▶ _Information shown_
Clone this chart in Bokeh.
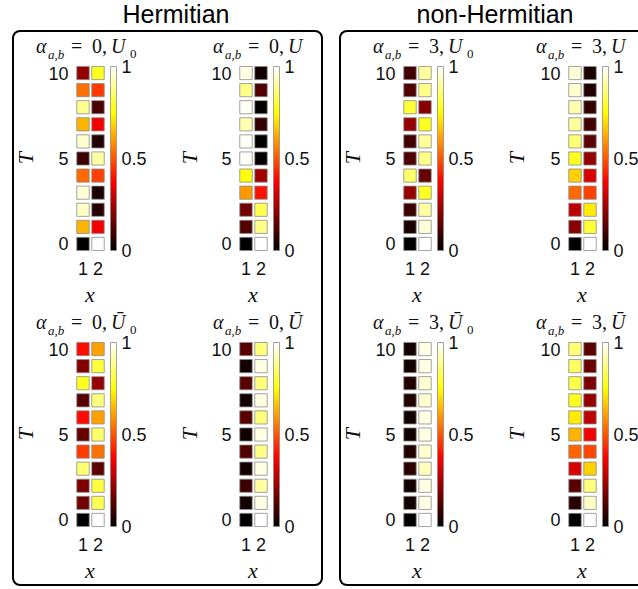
from bokeh.plotting import figure
from bokeh.models import (ColumnDataSource, LinearColorMapper, ColorBar, FixedTicker,
                          Div, Spacer, Row, Column, NumeralTickFormatter)
from bokeh.embed import file_html
from bokeh.resources import INLINE

# ---------------- data ----------------
T = list(range(11))            # time steps 0..10
X_SITES = [1, 2]
Y_TICKS = [0, 5, 10]
CB_TICKS = [0, 0.5, 1]

# occupation at site x=1 and x=2, listed for T = 0..10
h_U0_x1 = [0.00, 0.64, 0.94, 0.96, 0.53, 0.09, 0.95, 0.64, 0.89, 0.54, 0.22]
h_U0_x2 = [1.00, 0.36, 0.06, 0.04, 0.47, 0.91, 0.05, 0.36, 0.11, 0.46, 0.78]

h_U_x1 = [0.00, 0.12, 0.17, 0.60, 0.76, 0.99, 0.99, 0.92, 0.99, 0.88, 0.97]
h_U_x2 = [1.00, 0.88, 0.83, 0.40, 0.24, 0.01, 0.01, 0.08, 0.01, 0.12, 0.03]

nh_U0_x1 = [0.00, 0.04, 0.09, 0.22, 0.85, 0.12, 0.10, 0.22, 0.80, 0.12, 0.10]
nh_U0_x2 = [1.00, 0.96, 0.91, 0.78, 0.15, 0.88, 0.90, 0.78, 0.20, 0.88, 0.90]

nh_U_x1 = [0.00, 0.20, 0.28, 0.53, 0.68, 0.78, 0.86, 0.90, 0.92, 0.95, 0.96]
nh_U_x2 = [1.00, 0.80, 0.72, 0.47, 0.32, 0.22, 0.14, 0.10, 0.08, 0.05, 0.04]

h_Ub0_x1 = [0.00, 0.17, 0.19, 0.86, 0.46, 0.15, 0.39, 0.13, 0.78, 0.19, 0.39]
h_Ub0_x2 = [1.00, 0.83, 0.81, 0.14, 0.54, 0.85, 0.61, 0.87, 0.22, 0.81, 0.61]

h_Ub_x1 = [0.00, 0.03, 0.09, 0.03, 0.12, 0.03, 0.13, 0.03, 0.13, 0.03, 0.13]
h_Ub_x2 = [1.00, 0.97, 0.91, 0.97, 0.88, 0.97, 0.87, 0.97, 0.87, 0.97, 0.87]

nh_Ub0_x1 = [0.00, 0.03, 0.03, 0.07, 0.05, 0.03, 0.03, 0.05, 0.05, 0.03, 0.03]
nh_Ub0_x2 = [1.00, 0.97, 0.97, 0.93, 0.95, 0.97, 0.97, 0.95, 0.95, 0.97, 0.97]

nh_Ub_x1 = [0.00, 0.06, 0.13, 0.32, 0.52, 0.64, 0.72, 0.78, 0.82, 0.84, 0.86]
nh_Ub_x2 = [1.00, 0.94, 0.87, 0.68, 0.48, 0.36, 0.28, 0.22, 0.18, 0.16, 0.14]

# ---------------- style ----------------
def hot_palette(n=256):
    cols = []
    for i in range(n):
        v = i / (n - 1)
        r = min(1.0, v / 0.375)
        g = min(1.0, max(0.0, (v - 0.375) / 0.375))
        b = min(1.0, max(0.0, (v - 0.75) / 0.25))
        cols.append("#%02x%02x%02x" % (round(r * 255), round(g * 255), round(b * 255)))
    return cols

HOT = hot_palette()
SANS = "Liberation Sans"
SERIF = "Liberation Serif"
TXT = "#111111"
TITLE_H = 22
XLAB_H = 24
TLAB_W = 30
FIG_H = 276 - TITLE_H - XLAB_H
TOP_B = 32 - TITLE_H
BOT_B = FIG_H - TOP_B - 188


def title_div(digit, sym, sub0, width, pad):
    pieces = [("α", "italic", 20, 0, 4),
              ("a,b", "italic", 13, 12, 16),
              ("=", "normal", 20, 35, 4),
              (digit + ",", "normal", 20, 56, 4),
              (sym, "italic", 20, 75, 4)]
    if sub0:
        pieces.append(("0", "normal", 13, 94, 15))
    spans = "".join(
        '<span style="position:absolute;left:%dpx;top:%dpx;font-size:%dpx;'
        'line-height:%dpx;font-style:%s;white-space:nowrap">%s</span>'
        % (pad + dx, top, fs, fs, st, txt)
        for txt, st, fs, dx, top in pieces)
    html = ('<div style="position:relative;width:%dpx;height:%dpx;overflow:visible;'
            'font-family:\'Liberation Serif\';color:#111">%s</div>' % (width, TITLE_H, spans))
    return Div(text=html, width=width, height=TITLE_H, margin=0,
               styles={"overflow": "visible", "z-index": "5"})


def tlabel_div():
    top = TOP_B + 94 - 11
    html = ('<div style="position:relative;width:%dpx;height:%dpx">'
            '<span style="position:absolute;left:6px;top:%dpx;font-family:\'Liberation Serif\';'
            'font-style:italic;font-size:22px;line-height:22px;color:#111;'
            'transform:rotate(-90deg);transform-origin:center center">T</span></div>'
            % (TLAB_W, FIG_H, top))
    return Div(text=html, width=TLAB_W, height=FIG_H, margin=0)


def xlabel_div(width, ml):
    html = ('<div style="position:relative;width:%dpx;height:%dpx">'
            '<span style="position:absolute;left:%dpx;top:0px;width:30px;text-align:center;'
            'font-family:\'Liberation Serif\';font-style:italic;font-size:22px;'
            'line-height:22px;color:#111">x</span></div>' % (width, XLAB_H, ml))
    return Div(text=html, width=width, height=XLAB_H, margin=0)


def make_panel(x1, x2, width, ml, digit, sym, sub0, title_dx):
    mapper = LinearColorMapper(palette=HOT, low=0, high=1)
    fw = width - TLAB_W
    fl = ml - TLAB_W
    p = figure(width=fw, height=FIG_H, x_range=(0.5, 2.5), y_range=(-0.5, 10.5),
               min_border_left=fl, min_border_right=fw - fl - 30,
               min_border_top=TOP_B, min_border_bottom=BOT_B,
               output_backend="svg", toolbar_location=None)
    p.outline_line_color = None
    p.border_fill_color = None
    p.grid.visible = False
    src = ColumnDataSource(dict(x=[X_SITES[0]] * len(T) + [X_SITES[1]] * len(T),
                                t=T + T, v=list(x1) + list(x2)))
    p.rect(x="x", y="t", width=0.83, height=0.77, source=src,
           fill_color={"field": "v", "transform": mapper},
           line_color="#8c8c8c", line_width=0.8)

    for ax in (p.xaxis[0], p.yaxis[0]):
        ax.axis_line_color = None
        ax.major_tick_line_color = None
        ax.minor_tick_line_color = None
        ax.major_tick_out = 0
        ax.major_label_text_font = SANS
        ax.major_label_text_font_size = "18px"
        ax.major_label_text_color = TXT
    p.xaxis.ticker = FixedTicker(ticks=X_SITES)
    p.yaxis.ticker = FixedTicker(ticks=Y_TICKS)
    p.xaxis.major_label_standoff = 9
    p.yaxis.major_label_standoff = 7

    cb = ColorBar(color_mapper=mapper, width=6, height=184, location=(35, 2),
                  ticker=FixedTicker(ticks=CB_TICKS),
                  formatter=NumeralTickFormatter(format="0.[0]"),
                  major_label_text_font=SANS, major_label_text_font_size="18px",
                  major_label_text_color=TXT,
                  major_tick_line_color=None, minor_tick_line_color=None,
                  bar_line_color="#8c8c8c", bar_line_width=0.8,
                  border_line_color=None, background_fill_color=None,
                  margin=0, padding=0, label_standoff=5)
    p.add_layout(cb, "center")

    head = title_div(digit, sym, sub0, width, ml + title_dx)
    body = Row(children=[tlabel_div(), p], spacing=0, margin=0)
    foot = xlabel_div(width, ml)
    return Column(children=[head, body, foot], spacing=0, margin=0)


p1 = make_panel(h_U0_x1, h_U0_x2, 164, 61, "0", "U", True, -39)
p2 = make_panel(h_U_x1, h_U_x2, 143, 60, "0", "U", False, -25)
p3 = make_panel(nh_U0_x1, nh_U0_x2, 164, 61, "3", "U", True, -29)
p4 = make_panel(nh_U_x1, nh_U_x2, 133, 62, "3", "U", False, -31)
p5 = make_panel(h_Ub0_x1, h_Ub0_x2, 164, 61, "0", "Ū", True, -39)
p6 = make_panel(h_Ub_x1, h_Ub_x2, 143, 60, "0", "Ū", False, -25)
p7 = make_panel(nh_Ub0_x1, nh_Ub0_x2, 164, 61, "3", "Ū", True, -29)
p8 = make_panel(nh_Ub_x1, nh_Ub_x2, 133, 62, "3", "Ū", False, -31)


def group_title(text, w):
    html = ('<div style="font-family:\'Liberation Sans\';font-size:25px;line-height:25px;'
            'text-align:center;padding-top:2px;color:#000;width:%dpx">%s</div>' % (w, text))
    return Div(text=html, width=w, height=30, margin=0)


titles = Row(children=[group_title("Hermitian", 352), group_title("non-Hermitian", 286)],
             spacing=0, margin=0)

left_box = Column(children=[Row(children=[p1, p2], spacing=0),
                            Row(children=[p5, p6], spacing=0)],
                  spacing=0, margin=0,
                  styles={"border": "2px solid #000", "border-radius": "8px"})
right_box = Column(children=[Row(children=[p3, p4], spacing=0),
                             Row(children=[p7, p8], spacing=0)],
                   spacing=0, margin=0,
                   styles={"border-left": "2px solid #000", "border-top": "2px solid #000",
                           "border-bottom": "2px solid #000",
                           "border-radius": "8px 0 0 8px"})

body = Row(children=[Spacer(width=12, height=10, margin=0), left_box,
                     Spacer(width=16, height=10, margin=0), right_box],
           spacing=0, margin=0)
root = Column(children=[titles, body], spacing=0, margin=0)

open("out.html", "w").write(file_html(root, INLINE))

▶ _Written problem_
Copy nothing but the lines from the top of the data down to the line containing "0.20, 0.88, 0.90]", and leave the pictures out.

▶ _Exercise response_
Clone this chart in Bokeh.
from bokeh.plotting import figure
from bokeh.models import (ColumnDataSource, LinearColorMapper, ColorBar, FixedTicker,
                          Div, Spacer, Row, Column, NumeralTickFormatter)
from bokeh.embed import file_html
from bokeh.resources import INLINE

# ---------------- data ----------------
T = list(range(11))            # time steps 0..10
X_SITES = [1, 2]
Y_TICKS = [0, 5, 10]
CB_TICKS = [0, 0.5, 1]

# occupation at site x=1 and x=2, listed for T = 0..10
h_U0_x1 = [0.00, 0.64, 0.94, 0.96, 0.53, 0.09, 0.95, 0.64, 0.89, 0.54, 0.22]
h_U0_x2 = [1.00, 0.36, 0.06, 0.04, 0.47, 0.91, 0.05, 0.36, 0.11, 0.46, 0.78]

h_U_x1 = [0.00, 0.12, 0.17, 0.60, 0.76, 0.99, 0.99, 0.92, 0.99, 0.88, 0.97]
h_U_x2 = [1.00, 0.88, 0.83, 0.40, 0.24, 0.01, 0.01, 0.08, 0.01, 0.12, 0.03]

nh_U0_x1 = [0.00, 0.04, 0.09, 0.22, 0.85, 0.12, 0.10, 0.22, 0.80, 0.12, 0.10]
nh_U0_x2 = [1.00, 0.96, 0.91, 0.78, 0.15, 0.88, 0.90, 0.78, 0.20, 0.88, 0.90]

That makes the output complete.